--- Start Raw records ---

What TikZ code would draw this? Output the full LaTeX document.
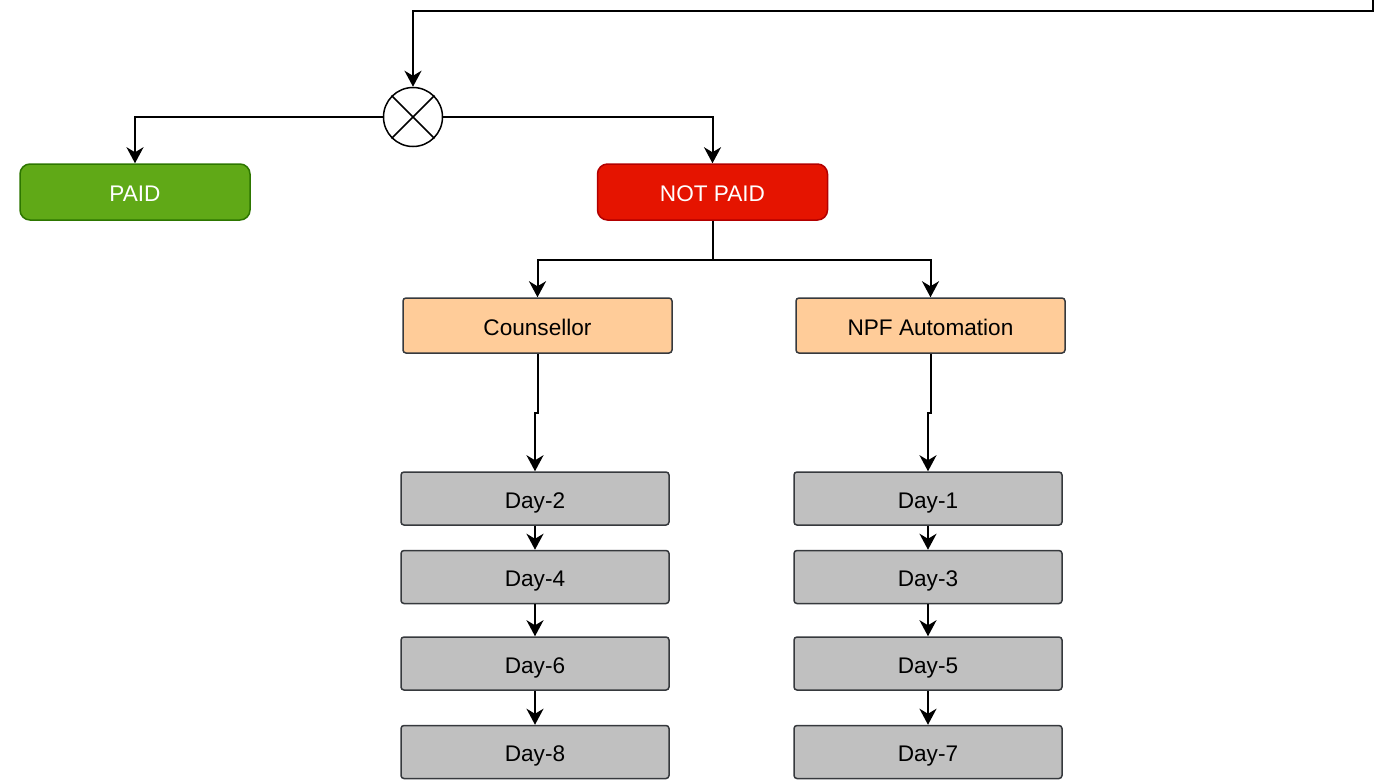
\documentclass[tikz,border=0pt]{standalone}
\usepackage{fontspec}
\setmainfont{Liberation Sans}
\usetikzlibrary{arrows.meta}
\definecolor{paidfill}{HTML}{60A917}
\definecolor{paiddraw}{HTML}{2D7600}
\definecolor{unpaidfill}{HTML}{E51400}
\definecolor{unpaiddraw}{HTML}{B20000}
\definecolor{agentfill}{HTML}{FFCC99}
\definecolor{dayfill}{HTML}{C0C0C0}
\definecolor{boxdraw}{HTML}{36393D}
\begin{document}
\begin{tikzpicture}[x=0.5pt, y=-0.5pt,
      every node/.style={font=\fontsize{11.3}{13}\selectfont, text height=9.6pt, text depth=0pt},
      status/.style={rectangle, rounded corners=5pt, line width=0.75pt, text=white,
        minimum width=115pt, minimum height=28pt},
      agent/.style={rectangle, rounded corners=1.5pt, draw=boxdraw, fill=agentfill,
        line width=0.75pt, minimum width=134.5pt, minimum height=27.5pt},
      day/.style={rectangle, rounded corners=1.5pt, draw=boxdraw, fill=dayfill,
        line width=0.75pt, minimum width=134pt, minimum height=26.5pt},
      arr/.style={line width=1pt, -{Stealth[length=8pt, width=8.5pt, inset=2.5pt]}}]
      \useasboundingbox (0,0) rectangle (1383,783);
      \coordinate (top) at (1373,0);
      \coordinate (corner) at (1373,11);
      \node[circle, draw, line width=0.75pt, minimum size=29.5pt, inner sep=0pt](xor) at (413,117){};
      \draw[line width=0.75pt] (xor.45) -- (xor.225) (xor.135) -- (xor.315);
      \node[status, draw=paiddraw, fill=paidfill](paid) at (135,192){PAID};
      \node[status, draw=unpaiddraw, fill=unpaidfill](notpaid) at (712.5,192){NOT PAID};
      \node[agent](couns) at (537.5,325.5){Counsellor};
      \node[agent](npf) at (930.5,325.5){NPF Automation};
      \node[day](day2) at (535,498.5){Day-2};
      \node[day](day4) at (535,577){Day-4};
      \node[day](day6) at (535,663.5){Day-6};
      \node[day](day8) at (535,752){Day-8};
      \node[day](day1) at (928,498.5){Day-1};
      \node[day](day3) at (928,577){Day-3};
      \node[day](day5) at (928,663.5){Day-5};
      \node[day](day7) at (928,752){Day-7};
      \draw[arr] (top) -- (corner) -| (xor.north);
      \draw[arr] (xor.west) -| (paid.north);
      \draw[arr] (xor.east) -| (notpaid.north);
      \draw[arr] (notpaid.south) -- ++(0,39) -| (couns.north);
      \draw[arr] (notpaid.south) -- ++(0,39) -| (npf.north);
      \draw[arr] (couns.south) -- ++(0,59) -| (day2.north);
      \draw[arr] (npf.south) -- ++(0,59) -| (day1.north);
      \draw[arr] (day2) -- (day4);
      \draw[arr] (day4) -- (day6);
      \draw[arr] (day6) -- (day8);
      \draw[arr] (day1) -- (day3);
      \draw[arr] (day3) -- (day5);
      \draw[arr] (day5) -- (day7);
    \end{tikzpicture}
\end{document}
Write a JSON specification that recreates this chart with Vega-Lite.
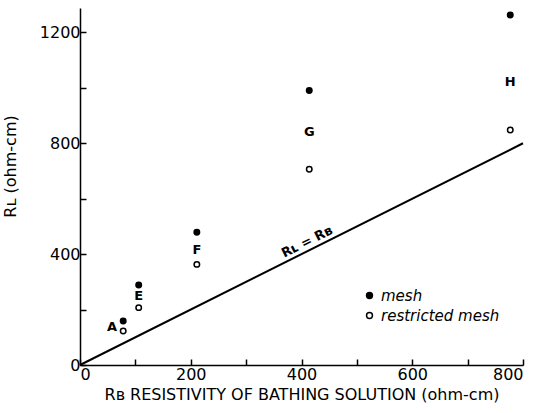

--- End Raw records ---

The problem - Exclude the images, then output the data above word for word.

Response -
What TikZ code would draw this? Output the full LaTeX document.
\documentclass[tikz,border=0pt]{standalone}
\usepackage{fontspec}
\setmainfont{Liberation Sans}
\usetikzlibrary{arrows.meta}
\definecolor{paidfill}{HTML}{60A917}
\definecolor{paiddraw}{HTML}{2D7600}
\definecolor{unpaidfill}{HTML}{E51400}
\definecolor{unpaiddraw}{HTML}{B20000}
\definecolor{agentfill}{HTML}{FFCC99}
\definecolor{dayfill}{HTML}{C0C0C0}
\definecolor{boxdraw}{HTML}{36393D}
\begin{document}
\begin{tikzpicture}[x=0.5pt, y=-0.5pt,
      every node/.style={font=\fontsize{11.3}{13}\selectfont, text height=9.6pt, text depth=0pt},
      status/.style={rectangle, rounded corners=5pt, line width=0.75pt, text=white,
        minimum width=115pt, minimum height=28pt},
      agent/.style={rectangle, rounded corners=1.5pt, draw=boxdraw, fill=agentfill,
        line width=0.75pt, minimum width=134.5pt, minimum height=27.5pt},
      day/.style={rectangle, rounded corners=1.5pt, draw=boxdraw, fill=dayfill,
        line width=0.75pt, minimum width=134pt, minimum height=26.5pt},
      arr/.style={line width=1pt, -{Stealth[length=8pt, width=8.5pt, inset=2.5pt]}}]
      \useasboundingbox (0,0) rectangle (1383,783);
      \coordinate (top) at (1373,0);
      \coordinate (corner) at (1373,11);
      \node[circle, draw, line width=0.75pt, minimum size=29.5pt, inner sep=0pt](xor) at (413,117){};
      \draw[line width=0.75pt] (xor.45) -- (xor.225) (xor.135) -- (xor.315);
      \node[status, draw=paiddraw, fill=paidfill](paid) at (135,192){PAID};
      \node[status, draw=unpaiddraw, fill=unpaidfill](notpaid) at (712.5,192){NOT PAID};
      \node[agent](couns) at (537.5,325.5){Counsellor};
      \node[agent](npf) at (930.5,325.5){NPF Automation};
      \node[day](day2) at (535,498.5){Day-2};
      \node[day](day4) at (535,577){Day-4};
      \node[day](day6) at (535,663.5){Day-6};
      \node[day](day8) at (535,752){Day-8};
      \node[day](day1) at (928,498.5){Day-1};
      \node[day](day3) at (928,577){Day-3};
      \node[day](day5) at (928,663.5){Day-5};
      \node[day](day7) at (928,752){Day-7};
      \draw[arr] (top) -- (corner) -| (xor.north);
      \draw[arr] (xor.west) -| (paid.north);
      \draw[arr] (xor.east) -| (notpaid.north);
      \draw[arr] (notpaid.south) -- ++(0,39) -| (couns.north);
      \draw[arr] (notpaid.south) -- ++(0,39) -| (npf.north);
      \draw[arr] (couns.south) -- ++(0,59) -| (day2.north);
      \draw[arr] (npf.south) -- ++(0,59) -| (day1.north);
      \draw[arr] (day2) -- (day4);
      \draw[arr] (day4) -- (day6);
      \draw[arr] (day6) -- (day8);
      \draw[arr] (day1) -- (day3);
      \draw[arr] (day3) -- (day5);
      \draw[arr] (day5) -- (day7);
    \end{tikzpicture}
\end{document}
Write a JSON specification that recreates this chart with Vega-Lite.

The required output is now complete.